The bill, called the "Protection of Communities and Exploited Persons Act," is predicated on the paternalistic idea that "the majority of those who sell sexual services" don't do so by choice. "We view the vast majority of those involved in selling sexual services as victims," MacKay said in a statement.
Victims who could still face up to five years in prison for trying to earn a living, but hey, any time spent in jail is at least not time engaging in sex acts and business transactions that politicians disapprove of, right? MacKay says his bill would "introduce tough action to crack down on pimps and johns," but it would still criminalize "communicating for the purpose of selling sexual services in public places where a child could reasonably be expected to be present," a measure that—much like our "manifesting prostitution" laws in parts of America—could get women picked up for suspiciously waving to passing cars. The punishment for this criminal communication could be up to five years in prison.
In addition, the bill make it illegal to advertise sexual services online or in print. Though there would be no criminal liability for "those who sell their own sexual services" via advertisements, the bill offers no such qualified immunity for third parties, like the websites or newspapers that run the ads. MacKay also tacked on $20 million in funding for programs to help sex workers get out of the business, increased penalties for child sex trafficking, and—the centerpiece of the proposal—new penalties for "purchasers of sexual services," pimps, and anyone else who "procures others for the purpose of prostitution."
About two thirds of Canadians do not believe selling sex should be illegal, according to a recent online poll conducted by the Justice Department. But a majority do think that purchasing sex should be prohibited.
I wrote yesterday about a new study shunning this Nordic approach. While not fining and throwing sex workers in jail quite as much is a positive development, it's a modest one. Criminalizing clients still drives sex work underground, making it less safe for everyone involved. And because police are still out targeting johns and pimps and "traffickers", it doesn't cut down on the overall number of arrests (sex workers who don't or won't conform to the victim narrative are often arrested anyway, along with their accomplices).

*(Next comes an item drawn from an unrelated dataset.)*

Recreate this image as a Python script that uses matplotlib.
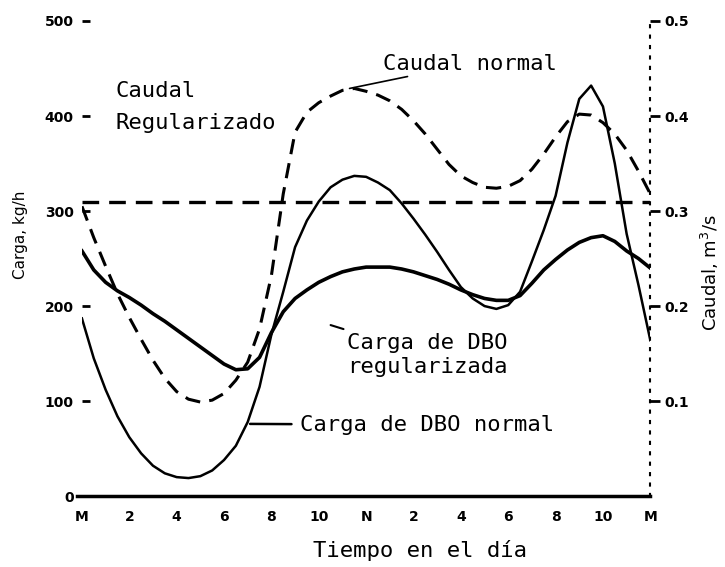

But MacKay, apparently taking his cues from a Victorian-era newspaper, said his new proposal would "protect and safeguard (Canadian) communities—in particular women, children, and those who are at risk of being drawn into prostitution—from the dangers associated with prostitution, including violence, drug-related crime, and organized crime."
Until recently, prostitution per se wasn't a crime in Canada, though keeping a brothel, "communicating in public about acts of prostitution," or "living off the proceeds" of prostitution (aka pimping) were. In December 2013, the Canadian Supreme Court struck down these statutes (in Canada v. Bedford), giving the country's parliament 12 months to rewrite prostitution legislation.